Data for this exercise:
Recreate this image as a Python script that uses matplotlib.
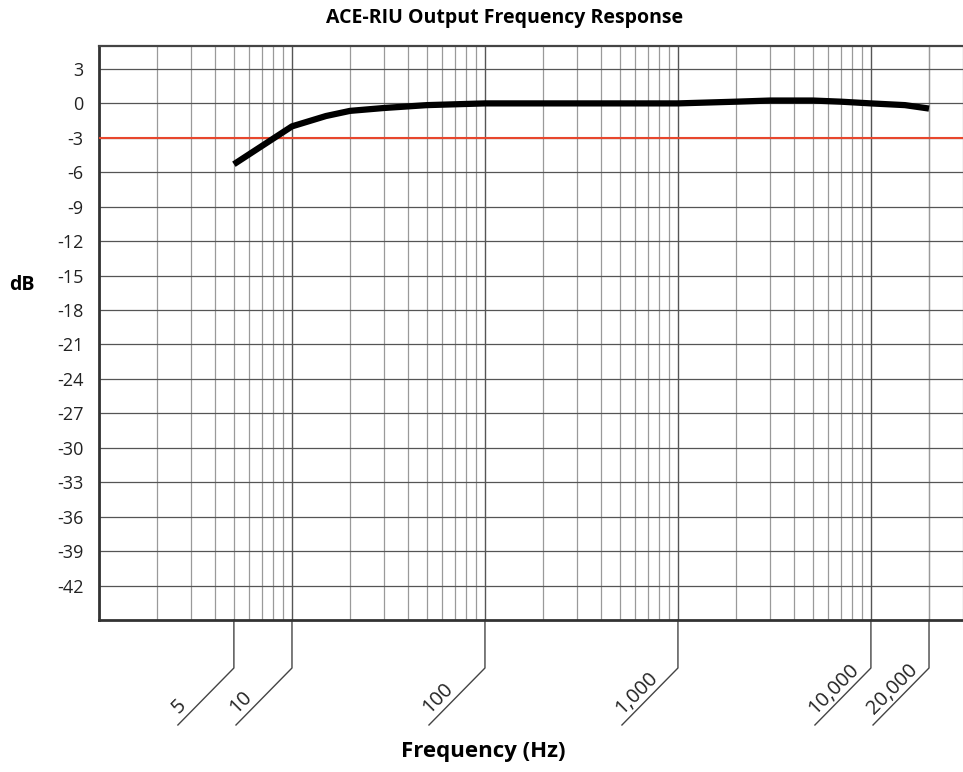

---

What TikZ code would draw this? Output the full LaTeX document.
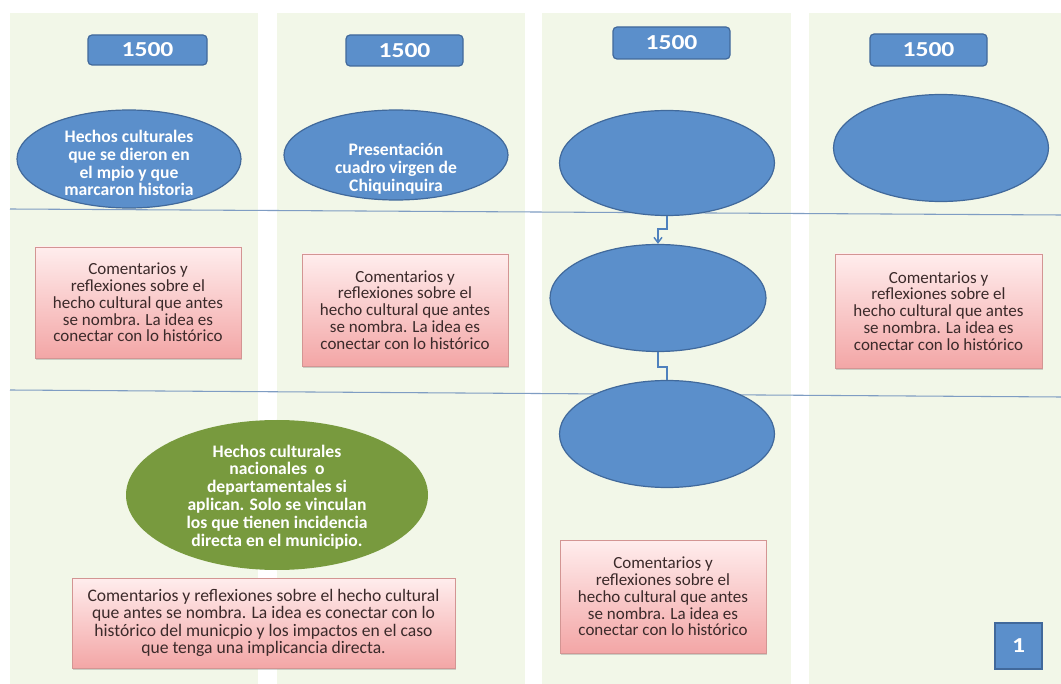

==

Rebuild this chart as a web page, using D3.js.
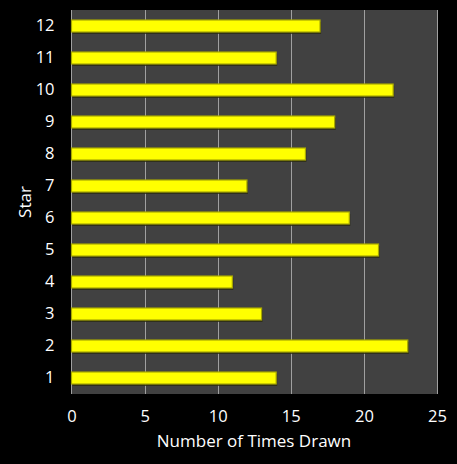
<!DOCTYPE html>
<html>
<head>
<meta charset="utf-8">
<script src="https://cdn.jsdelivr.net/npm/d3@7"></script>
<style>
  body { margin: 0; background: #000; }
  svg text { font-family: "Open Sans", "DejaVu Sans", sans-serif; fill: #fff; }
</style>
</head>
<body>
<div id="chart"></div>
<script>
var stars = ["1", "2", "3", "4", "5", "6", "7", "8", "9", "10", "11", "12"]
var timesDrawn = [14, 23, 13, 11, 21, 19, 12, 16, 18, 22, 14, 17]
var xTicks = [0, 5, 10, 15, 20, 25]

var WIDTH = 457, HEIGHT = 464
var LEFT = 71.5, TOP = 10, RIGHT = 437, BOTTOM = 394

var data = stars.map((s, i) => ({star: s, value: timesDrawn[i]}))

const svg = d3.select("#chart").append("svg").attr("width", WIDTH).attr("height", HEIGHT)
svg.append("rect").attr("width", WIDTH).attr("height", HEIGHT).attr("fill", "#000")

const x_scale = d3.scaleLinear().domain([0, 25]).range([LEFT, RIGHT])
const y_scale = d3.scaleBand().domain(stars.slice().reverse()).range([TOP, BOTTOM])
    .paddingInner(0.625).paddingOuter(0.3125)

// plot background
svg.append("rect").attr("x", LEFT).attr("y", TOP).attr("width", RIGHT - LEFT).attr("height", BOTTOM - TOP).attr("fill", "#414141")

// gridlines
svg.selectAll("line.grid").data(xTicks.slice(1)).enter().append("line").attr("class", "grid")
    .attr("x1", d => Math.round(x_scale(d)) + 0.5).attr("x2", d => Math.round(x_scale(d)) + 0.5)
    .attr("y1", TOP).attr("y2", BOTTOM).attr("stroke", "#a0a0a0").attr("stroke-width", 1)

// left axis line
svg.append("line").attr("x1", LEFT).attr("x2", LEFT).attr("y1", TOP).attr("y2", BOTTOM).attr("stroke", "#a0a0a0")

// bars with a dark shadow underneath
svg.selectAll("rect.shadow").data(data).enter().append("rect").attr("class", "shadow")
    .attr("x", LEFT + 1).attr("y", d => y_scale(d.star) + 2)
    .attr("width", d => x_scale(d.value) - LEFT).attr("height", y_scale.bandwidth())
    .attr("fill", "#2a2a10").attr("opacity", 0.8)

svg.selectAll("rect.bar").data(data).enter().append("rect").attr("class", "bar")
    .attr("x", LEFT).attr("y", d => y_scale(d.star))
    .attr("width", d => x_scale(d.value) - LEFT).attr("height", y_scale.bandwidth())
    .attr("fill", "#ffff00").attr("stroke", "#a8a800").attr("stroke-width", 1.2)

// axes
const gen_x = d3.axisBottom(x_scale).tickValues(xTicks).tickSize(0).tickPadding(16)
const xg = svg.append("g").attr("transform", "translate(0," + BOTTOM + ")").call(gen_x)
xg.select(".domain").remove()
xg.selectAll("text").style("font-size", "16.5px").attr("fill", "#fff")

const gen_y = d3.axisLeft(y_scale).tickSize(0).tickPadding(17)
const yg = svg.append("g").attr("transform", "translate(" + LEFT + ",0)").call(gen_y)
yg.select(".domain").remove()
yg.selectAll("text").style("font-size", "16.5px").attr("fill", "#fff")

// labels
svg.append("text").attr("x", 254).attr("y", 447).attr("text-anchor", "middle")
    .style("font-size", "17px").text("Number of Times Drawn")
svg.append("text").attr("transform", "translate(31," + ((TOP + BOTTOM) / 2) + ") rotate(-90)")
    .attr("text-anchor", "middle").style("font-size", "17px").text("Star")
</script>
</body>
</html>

Problem details: Look through the listing and extract every line with "script" in it.

Problem solution:
Recreate this image as a Python script that uses matplotlib.
<script src="https://cdn.jsdelivr.net/npm/d3@7"></script>
<script>
</script>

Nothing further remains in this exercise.